A general belief in the open source community is that those contributing the most, have the most merit and are most deserving. Those who contribute less are not as “meritorious”, ignoring the fact that they might have less access to opportunity, time, and money, preventing them from contributing freely. This is the reality of the open source “meritocracies”, and one of the driving factors behind less diverse culture among the open source community.
As a result, Patrick Finch, former strategist, Mozilla, and Emma Irwin, Open Project & Communities Specialist, Mozilla, revised the proposal to better articulate the major principle behind Mozilla’s governance statement.
The revised proposal states:
Mozilla is an open source project. Our community is structured as a virtual organization. Authority is primarily distributed to both volunteer and employed community members as they show their ability through contributions to the project. The project also seeks to debias this system of distributing authority through active interventions that engage and encourage participation from diverse communities.
Mitchell Baker, Mozilla’s co-founder, and chair accepted the revised proposal. She said:
“The original meaning I took for meritocracy in open source meant empowering individuals, rather than managers, or manager’s managers or tenure-based authority. However, it’s now clear that so-called meritocracies have included effective forms of discrimination. I personally long for a word that conveys a person’s ability to demonstrate competence and expertise and commitment separate from the job title, or college degree, or management hierarchy, and to be evaluated fairly by one’s peers”.
Mozilla is not the only one who has decided to step down from using meritocracy.
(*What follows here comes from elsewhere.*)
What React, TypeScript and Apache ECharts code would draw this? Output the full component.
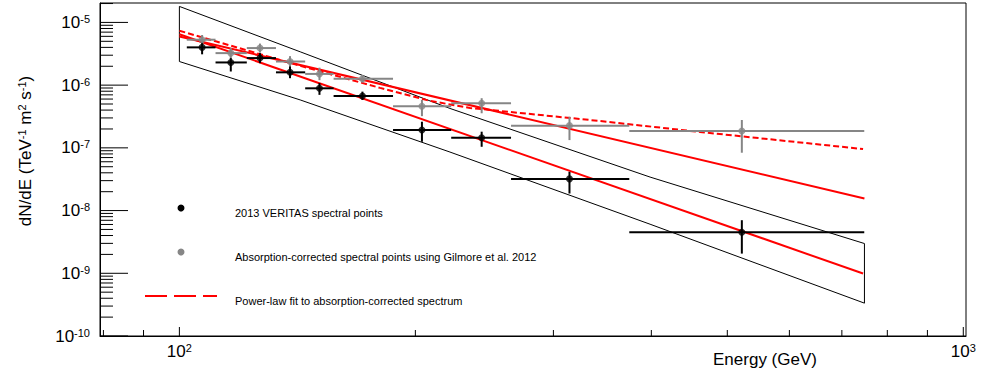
import React, { useEffect, useRef } from "react";
import * as echarts from "echarts";

const FONT = '"Liberation Sans", Arial, Helvetica, sans-serif';

// Energy bins (GeV)
const energy = [106.9, 116.3, 126.7, 138.4, 150.9, 171.2, 203.9, 243.0, 314.5, 521.8];
const energyLow = [102.2, 111.2, 121.9, 132.8, 144.7, 157.3, 187.3, 222.2, 264.9, 374.9];
const energyHigh = [111.2, 121.9, 132.8, 144.7, 157.3, 187.3, 222.2, 264.9, 374.9, 747.6];

// 2013 VERITAS spectral points (TeV^-1 m^-2 s^-1)
const veritasFlux = [4.0e-6, 2.3e-6, 2.7e-6, 1.6e-6, 8.9e-7, 6.7e-7, 1.93e-7, 1.45e-7, 3.2e-8, 4.5e-9];
const veritasLow = [3.1e-6, 1.65e-6, 2.24e-6, 1.29e-6, 7.0e-7, 5.81e-7, 1.25e-7, 1.04e-7, 1.87e-8, 2.06e-9];
const veritasHigh = [4.8e-6, 2.7e-6, 3.24e-6, 1.98e-6, 1.08e-6, 7.88e-7, 2.61e-7, 1.81e-7, 4.15e-8, 7.02e-9];

// Absorption-corrected spectral points
const correctedFlux = [5.3e-6, 3.24e-6, 3.9e-6, 2.38e-6, 1.51e-6, 1.26e-6, 4.6e-7, 5.15e-7, 2.26e-7, 1.86e-7];
const correctedLow = [4.4e-6, 2.65e-6, 3.3e-6, 1.9e-6, 1.2e-6, 1.1e-6, 3.2e-7, 3.56e-7, 1.33e-7, 8.36e-8];
const correctedHigh = [6.3e-6, 3.9e-6, 4.6e-6, 2.9e-6, 1.9e-6, 1.45e-6, 5.8e-7, 6.19e-7, 3.14e-7, 2.78e-7];

// Butterfly (confidence band) edges
const bowtieE = [100, 142.6, 221.4, 398.5, 748];
const bowtieUpper = [1.8e-5, 3.4e-6, 4.25e-7, 3.42e-8, 2.98e-9];
const bowtieLower = [2.38e-6, 5.81e-7, 8.57e-8, 6.06e-9, 3.34e-10];

// Fit curves
const fitObservedE = [100, 745];
const fitObservedF = [6.48e-6, 9.9e-10];
const fitUpperE = [100, 748];
const fitUpperF = [5.97e-6, 1.56e-8];
const fitCorrectedE = [100, 142.6, 180.3, 208.8, 234.9, 272.0, 344.0, 461.5, 745];
const fitCorrectedF = [7.37e-6, 2.03e-6, 9.04e-7, 5.6e-7, 4.33e-7, 3.6e-7, 2.68e-7, 1.79e-7, 9.57e-8];

// Axis ticks
const xMajorTicks = [100, 1000];
const xMinorTicks = [80, 90, 200, 300, 400, 500, 600, 700, 800, 900];
const yDecades = [1e-10, 1e-9, 1e-8, 1e-7, 1e-6, 1e-5];
const yMantissas = [2, 3, 4, 5, 6, 7, 8, 9];

const X_MIN = 79.2;
const X_MAX = 1008;
const Y_MIN = 1e-10;
const Y_MAX = 2.04e-5;

const legendNames = [
  "2013 VERITAS spectral points",
  "Absorption-corrected spectral points using Gilmore et al. 2012",
  "Power-law fit to absorption-corrected spectrum",
];

const BLACK = "#000000";
const GRAY = "#868686";
const RED = "#ff0000";

function pow10Label(v: number) {
  const l = Math.log10(v);
  const p = Math.round(l);
  if (Math.abs(l - p) > 1e-6) return "";
  return `{b|10}{s|${p}}`;
}

const labelRich = {
  b: { fontSize: 17, lineHeight: 18, fontFamily: FONT, color: "#000" },
  s: { fontSize: 11, lineHeight: 11, fontFamily: FONT, color: "#000", verticalAlign: "top" },
};

function errorSeries(name: string, flux: number[], lo: number[], hi: number[], color: string) {
  return {
    type: "custom",
    name: name + " errors",
    z: 5,
    silent: true,
    encode: { x: 0, y: 1 },
    data: energy.map((e, i) => [e, flux[i], energyLow[i], energyHigh[i], lo[i], hi[i]]),
    renderItem: (params: any, api: any) => {
      const c = api.coord([api.value(0), api.value(1)]);
      const xl = api.coord([api.value(2), api.value(1)]);
      const xh = api.coord([api.value(3), api.value(1)]);
      const yl = api.coord([api.value(0), api.value(4)]);
      const yh = api.coord([api.value(0), api.value(5)]);
      return {
        type: "group",
        children: [
          { type: "line", shape: { x1: xl[0], y1: c[1], x2: xh[0], y2: c[1] }, style: { stroke: color, lineWidth: 2 } },
          { type: "line", shape: { x1: c[0], y1: yh[1], x2: c[0], y2: yl[1] }, style: { stroke: color, lineWidth: 2 } },
        ],
      };
    },
  };
}

export default function App() {
  const ref = useRef<HTMLDivElement>(null);

  useEffect(() => {
    document.body.style.margin = "0";
    if (!ref.current) return;
    const chart = echarts.init(ref.current, null, { renderer: "svg" });

    const xTickData = [
      ...xMajorTicks.map((v) => [v, Y_MIN, 9]),
      ...xMinorTicks.map((v) => [v, Y_MIN, 6]),
    ];
    const yTickData: number[][] = [];
    yDecades.forEach((d) => {
      yTickData.push([X_MIN, d, 28]);
      yMantissas.forEach((m) => {
        const v = d * m;
        if (v <= Y_MAX) yTickData.push([X_MIN, v, 13]);
      });
    });

    const bowtie = [
      ...bowtieE.map((e, i) => [e, bowtieUpper[i]]),
      ...bowtieE.map((e, i) => [e, bowtieLower[i]]).reverse(),
      [bowtieE[0], bowtieUpper[0]],
    ];

    const option: any = {
      animation: false,
      backgroundColor: "#ffffff",
      grid: {
        left: 100,
        right: 30,
        top: 3,
        bottom: 38,
        show: true,
        borderColor: "#000",
        borderWidth: 1,
        containLabel: false,
        outerBoundsMode: "none",
      },
      xAxis: {
        type: "log",
        min: X_MIN,
        max: X_MAX,
        axisLine: { show: true, lineStyle: { color: "#000", width: 1 } },
        axisTick: { show: false },
        splitLine: { show: false },
        minorTick: { show: false },
        axisLabel: {
          margin: 6,
          formatter: pow10Label,
          rich: labelRich,
        },
      },
      yAxis: {
        type: "log",
        min: Y_MIN,
        max: Y_MAX,
        axisLine: { show: true, lineStyle: { color: "#000", width: 1 } },
        axisTick: { show: false },
        splitLine: { show: false },
        minorTick: { show: false },
        axisLabel: {
          margin: 10,
          formatter: pow10Label,
          rich: labelRich,
        },
        name: "{t|dN/dE (TeV}{s|-1}{t| m}{s|2}{t| s}{s|-1}{t|)}",
        nameLocation: "middle",
        nameRotate: 90,
        nameGap: 66,
        nameTextStyle: {
          padding: [0, 0, 0, 37],
          rich: {
            t: { fontSize: 17, lineHeight: 18, fontFamily: FONT, color: "#000" },
            s: { fontSize: 11, lineHeight: 11, fontFamily: FONT, color: "#000", verticalAlign: "top" },
          },
        },
      },
      series: [
        {
          type: "line",
          name: "butterfly",
          z: 1,
          silent: true,
          symbol: "none",
          data: bowtie,
          lineStyle: { color: "#000", width: 1 },
        },
        {
          type: "line",
          name: "fit observed",
          z: 2,
          silent: true,
          symbol: "none",
          data: fitObservedE.map((e, i) => [e, fitObservedF[i]]),
          lineStyle: { color: RED, width: 2 },
        },
        {
          type: "line",
          name: "fit upper",
          z: 2,
          silent: true,
          symbol: "none",
          data: fitUpperE.map((e, i) => [e, fitUpperF[i]]),
          lineStyle: { color: RED, width: 2 },
        },
        {
          type: "line",
          name: legendNames[2],
          z: 2,
          silent: true,
          symbol: "none",
          data: fitCorrectedE.map((e, i) => [e, fitCorrectedF[i]]),
          lineStyle: { color: RED, width: 2, type: [6, 3] },
        },
        errorSeries(legendNames[1], correctedFlux, correctedLow, correctedHigh, GRAY),
        errorSeries(legendNames[0], veritasFlux, veritasLow, veritasHigh, BLACK),
        {
          type: "scatter",
          name: legendNames[1],
          z: 6,
          symbol: "circle",
          symbolSize: 7,
          itemStyle: { color: GRAY },
          data: energy.map((e, i) => [e, correctedFlux[i]]),
        },
        {
          type: "scatter",
          name: legendNames[0],
          z: 6,
          symbol: "circle",
          symbolSize: 7,
          itemStyle: { color: BLACK },
          data: energy.map((e, i) => [e, veritasFlux[i]]),
        },
        {
          type: "custom",
          name: "x ticks",
          z: 10,
          silent: true,
          clip: false,
          encode: { x: 0, y: 1 },
          data: xTickData,
          renderItem: (params: any, api: any) => {
            const p = api.coord([api.value(0), api.value(1)]);
            return {
              type: "line",
              shape: { x1: p[0], y1: p[1], x2: p[0], y2: p[1] - api.value(2) },
              style: { stroke: "#000", lineWidth: 1 },
            };
          },
        },
        {
          type: "custom",
          name: "y ticks",
          z: 10,
          silent: true,
          clip: false,
          encode: { x: 0, y: 1 },
          data: yTickData,
          renderItem: (params: any, api: any) => {
            const p = api.coord([api.value(0), api.value(1)]);
            return {
              type: "line",
              shape: { x1: p[0], y1: p[1], x2: p[0] + api.value(2), y2: p[1] },
              style: { stroke: "#000", lineWidth: 1 },
            };
          },
        },
      ],
      graphic: [
        { type: "circle", shape: { cx: 181, cy: 208, r: 3.5 }, style: { fill: BLACK } },
        {
          type: "text",
          x: 235,
          y: 213,
          style: { text: legendNames[0], fontSize: 11, fontFamily: FONT, fill: "#000", verticalAlign: "middle" },
        },
        { type: "circle", shape: { cx: 181, cy: 252, r: 3.5 }, style: { fill: GRAY } },
        {
          type: "text",
          x: 235,
          y: 257,
          style: { text: legendNames[1], fontSize: 11, fontFamily: FONT, fill: "#000", verticalAlign: "middle" },
        },
        {
          type: "line",
          shape: { x1: 145, y1: 296, x2: 217, y2: 296 },
          style: { stroke: RED, lineWidth: 2, lineDash: [22, 7] },
        },
        {
          type: "text",
          x: 235,
          y: 301,
          style: { text: legendNames[2], fontSize: 11, fontFamily: FONT, fill: "#000", verticalAlign: "middle" },
        },
        {
          type: "text",
          x: 765,
          y: 359,
          style: {
            text: "Energy (GeV)",
            fontSize: 17,
            fontFamily: FONT,
            fill: "#000",
            align: "center",
            verticalAlign: "middle",
          },
        },
      ],
    };

    chart.setOption(option);
    return () => chart.dispose();
  }, []);

  return <div ref={ref} style={{ width: 996, height: 374 }} />;
}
GitHub’s CEO Chris Wanstrath literally removed the rug at Github’s San Francisco headquarters, back in 2014. The rug kept as a centerpiece at the office room was emblazoned with the phrase, “United Meritocracy of GitHub”.
Also, in September, Linux dropped its meritocracy based Code of Conflict in favor of a new Code of Conduct just as Linus Torvalds took a break from Linux to work on his behavioral issues. This new Code of Conduct has been at the epicenter of a major culture clash within the Linux community of late.
“I long for a word that makes it clear that each individual who shares our mission is welcome, and valued, and will get a fair deal at Mozilla – that they will be recognized and celebrated for their contributions without regard to other factors. Sadly, “meritocracy” is not the word it once was. The challenge is not to retain a word that has become tainted. The challenge is to build teams and culture and systems that are truly inclusive”, says Baker.
People’s opinions about Mozilla’s decision are varied:
“Well, meritocracy means we will try to select and give influence/recognition based on merit. When someone tries to push an idea like “let’s have more Asians” or “let’s have more men” in the project we can direct them to the very first statement where they see we do selection based on merit and not skin color, gender or sexual orientation.
Any attempt to introduce gender/race/sexual orientation quotas will promptly be rejected on those basis. There is value in wording it like this beyond “let’s do good”, reads a comment by “bluecalm” on Hacker News.
“The real issue here is that some people get really upset by the word “meritocracy”. Clearly, you have never dealt with a white man who is better off than certain women, or people from ethnic minorities, and thinks it’s because his being white/male makes him inherently better and invokes “meritocracy” all the freaking time. I have. And I’m a half-Asian male – I can’t imagine what it’s like to deal with that jerk if I were a woman or an ethnic minority he didn’t consider inherently intelligent. When the word “meritocracy” is used to structurally shut down debates of sexism and racism, it is no longer about meritocracy”, reads a comment by “vanderZwan” on Hacker News.
“How is this relevant? If someone is voicing dissent about a culture there’s a million barriers they can hide behind instead of facing the allegations (“we’re committed to working towards a more diverse and inclusive environment…”). Are we to cower away from any word that can be twisted to justify bad things as well as good things, for fear that people will abuse them?
The word “meritocracy” doesn’t seem like a line of code specifying an objective action that is to be taken to solve a problem, it describes a vision of how someone would ideally like their company to operate. How about we just call out bad behavior when we see it and not let it pollute the vision? That’s what needs to happen, or we’ll be locked in this battle until one political group manages to suppress the others (that, by the way, seem to have the exact same end goals they do)”, reads a comment by “nyxxie” on Hacker News.